CMON’s NFT pivot isn’t the beginning of a transformation. It’s the latest move in a long sequence of reactions, each one narrower, riskier, and further removed from the company’s original strengths. The financial picture is already stark. Those losses previously triggered explicit warnings from auditors about whether CMON can continue operating at all.

The company’s response has been to sell off the IPs that once defined its identity, shrink its staff, halt development, and rely on director loans and asset sales to stay afloat. None of these are signs of a publisher in control of its future. They’re signs of a publisher trying to buy time. Even CMON’s insistence that it “should be able to continue as a going concern” rests on temporary measures: the sale of its Singapore office, a modest share raise, and internal financial support. There is no functioning, profitable business model.

Against that backdrop, the decision to invest in a blockchain videogame studio looks less like a plan and more like a diversion. It doesn’t address the backlog of undelivered campaigns. It doesn’t rebuild the operational capacity that collapsed over the past two years. It doesn’t restore the IPs that once guaranteed long‑term revenue. It simply shifts the conversation away from the uncomfortable reality that CMON’s core model no longer works, and that the company has yet to articulate a viable replacement.

The most telling detail is still the plan to return to crowdfunding later this year; a return made not from strength, but from necessity. A publisher with eight overdue campaigns and millions in unfulfilled liabilities doesn’t relaunch crowdfunding because it’s ready. It relaunches because it has no other reliable way to generate cash. That is the real context for the NFT pivot: a company searching for lifelines while the fundamentals continue to erode.
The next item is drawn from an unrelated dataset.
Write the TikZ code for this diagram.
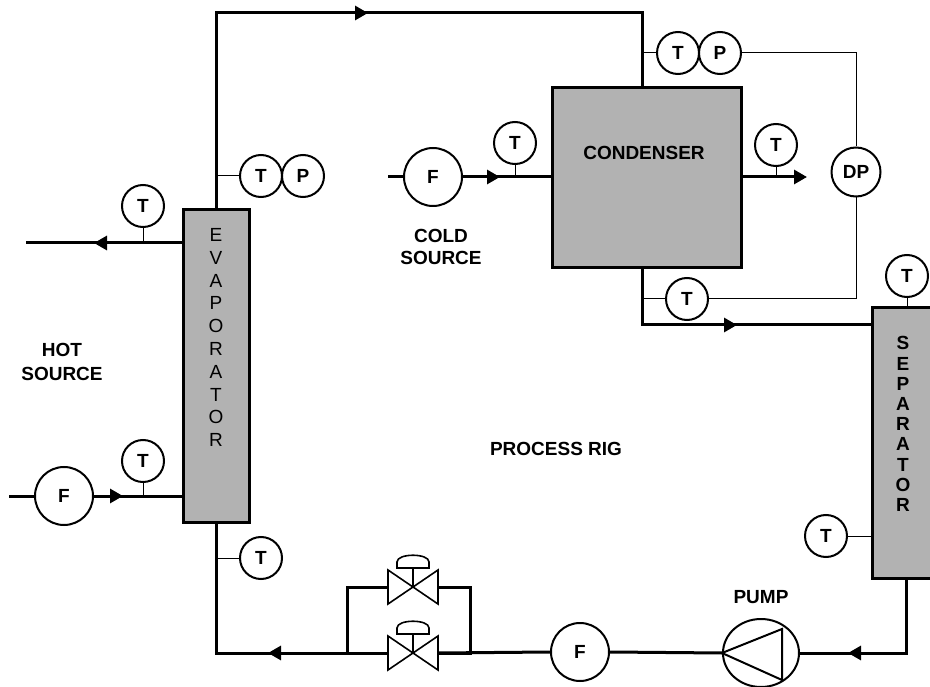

CMON may survive long enough to deliver the projects it owes. Personally, I’m doubtful; I’ve been here before. It may manage to launch new ones. But who is actually going to buy into this? Nothing in its recent behaviour suggests a business turning a corner. The numbers, the asset sales, the auditor warnings, and now the speculative leap into Web3 all point in the same direction. They are stalling.

And when a company starts buying crypto while the sky is falling, it tells you everything you need to know about how much time is really left.